Abdullah b. Mes'ud (r.a.) demiştir ki: Rasûlullah (s.a.s.) bir hasır üzerinde uyumuştu. Yan tarafında iz bırakmış olduğu halde kalktı. Biz: "Ey Allah'ın Rasûlü, sizin için bir döşek edinsek..." dedik. Rasûl-i Ekrem (s.a.s.): "Benim dünyaya ülfetim yoktur (ki yatağa rağbet edeyim). Bu dünyada ancak ağaç altında gölgelenen, sonra ayrılıp terk eden binekli (yolcu) gibiyim" buyurdular. (Riyazü's-Sâlihîn, çev. M. Emre, s. 354-356)
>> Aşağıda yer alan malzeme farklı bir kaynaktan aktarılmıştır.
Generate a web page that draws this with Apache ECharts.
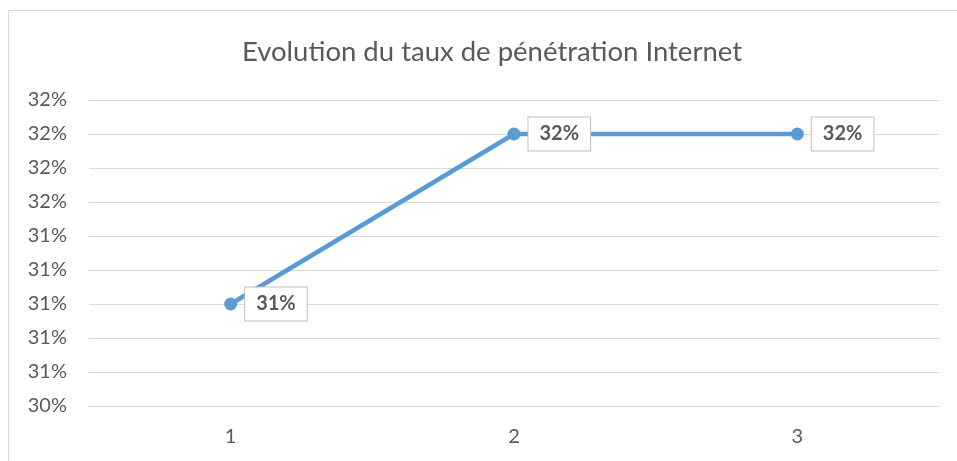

Kur'ân-ı Kerim Hz. Âdem'in şeytana uyarak işlediği hata dolayısıyla tövbe etmesinden ve Rabbinin onun bu hatasını bağışlamasından sonra ona dünyaya inme emrinin ve halifelik görevinin verildiğini, bu görevin kıyâmete kadar devam edeceğini, Âdem'in sadece şeytanın sapıttırması yüzünden yeryüzüne indirilmediğini, Âdem'in yeryüzünde Allah'ın halifesi olarak yaratıldığını, halifelik görevine şeytana uyarak işlediği hatanın vebâlinden arınmış olarak başladığını ve dünya hayatında sadece Allah'a kullukla imtihan olmak zorunda bulunduğunu açıklamaktadır. Oysa muharref hristiyanlıkta insanların "günahla" doğdukları inancı vardır ki, bu, İslâm'ın açıklamasına ters düşmektedir. Allah, nimeti kendilerine ulaştıktan sonra onu değiştirenlere şiddetli bir ceza vereceğini Kur'ân'da açıklamakta ve: "Küfredenlere dünya hayatı cazip görünmekte ve bu sebeple iman edenlerle alay etmektedirler. Halbuki Allah'tan sakınanlar kıyâmet günü onların Çok üstündedirler. Allah dilediğine hesapsız rızık verir." buyurmuştur. (el-Bakara, 2/212) Dünyanın anlamını açıklarken: "İnsanlardan hangisinin daha iyi iş işlediklerini ortaya koyalım diye yeryüzündeki şeyleri ona süs yaptık. " buyurur. (el-Kehf, 18/7) Bütün belaların temeli dünya hayatını gaye edinmektir. Dünya hayatına ağırlık veren, öğütten yüz çevirir. Çünkü öğüde, hidâyete kulak vermek isteyen, yaşamını mutlaka âhiret temeline dayandıracaktır. Ancak iman ve salih amel insanı dünya hayatının aldanmasından alıkoyar. Âhirete inananlar dünya hayatını kaybetmez. Çünkü însana verilen hilâfet görevi, yeryüzünün imar edilip nimetlerinden faydalanılmasını gerektirir. Ama sadece dünya hayatını isteyenler haram, talan, zulüm sömürü düzenleriyle insanlığı doğru yoldan çıkarttıkları gibi, dosdoğru müslümanları da dünyaya uydurmak isterler. Halbuki dünya hayatı; iman ve ibadetin ulvîliğine denk olmayan br oyalanmadır. Asıl hayat âhirettedir. Dünya, sadece İslâm'ı yaşamak, İslâm'ı hâkim kılma mücadelesi vermek ve Allah'ın yolunda çalışmak içindir. Dünyaya bağlılık, sonu hüsranla bitecek bir maceradan ibarettir.